The Stone Sky, the last book in The Broken Earth trilogy, has just been released. The first two installments won the prestigious Hugo Award the past two years in a row—the first time this has happened since two installments in Orson Scott Card’s Ender’s Game series won back-to-back in 1986 and ’87. The Fifth Season is currently in development for a TV series on TNT.
From the opening sentences of The Broken Earth, it’s clear that we have left behind not just everyday reality but also the world of old-school fantasy novels. No white males and their medieval European settings, no immortal elves, no dragons, no magic that can solve any problem.

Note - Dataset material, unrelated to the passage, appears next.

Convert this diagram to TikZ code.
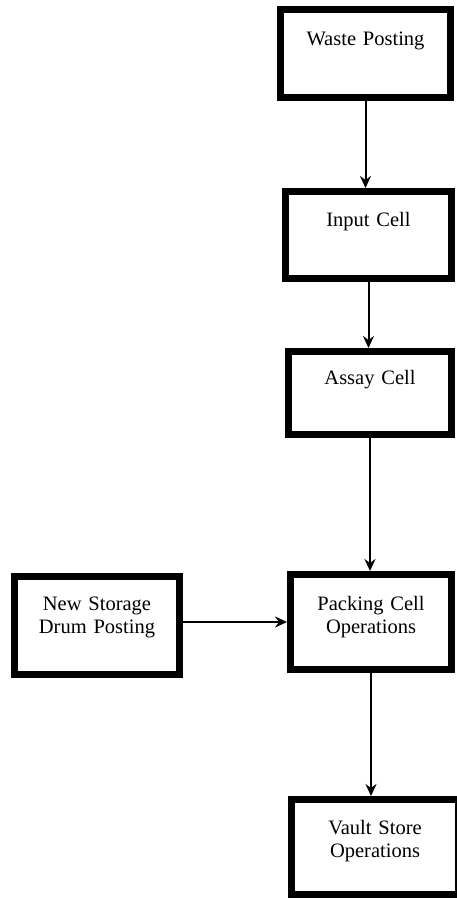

Jemisin’s magic echoes Arthur C. Clarke’s Third Law of Science Fiction: “Any sufficiently advanced technology is indistinguishable from magic.”
The Broken Earth might also be read as a call to arms on an unimaginable scale. It suggests that it might be best to end this world of suffering and injustice—kill the slaves and the slavers alike—and make room for something new. A world without any fifth seasons. A world at peace with Father Earth.
That’s how I read these earth-shattering books. You’ll read them in your own way.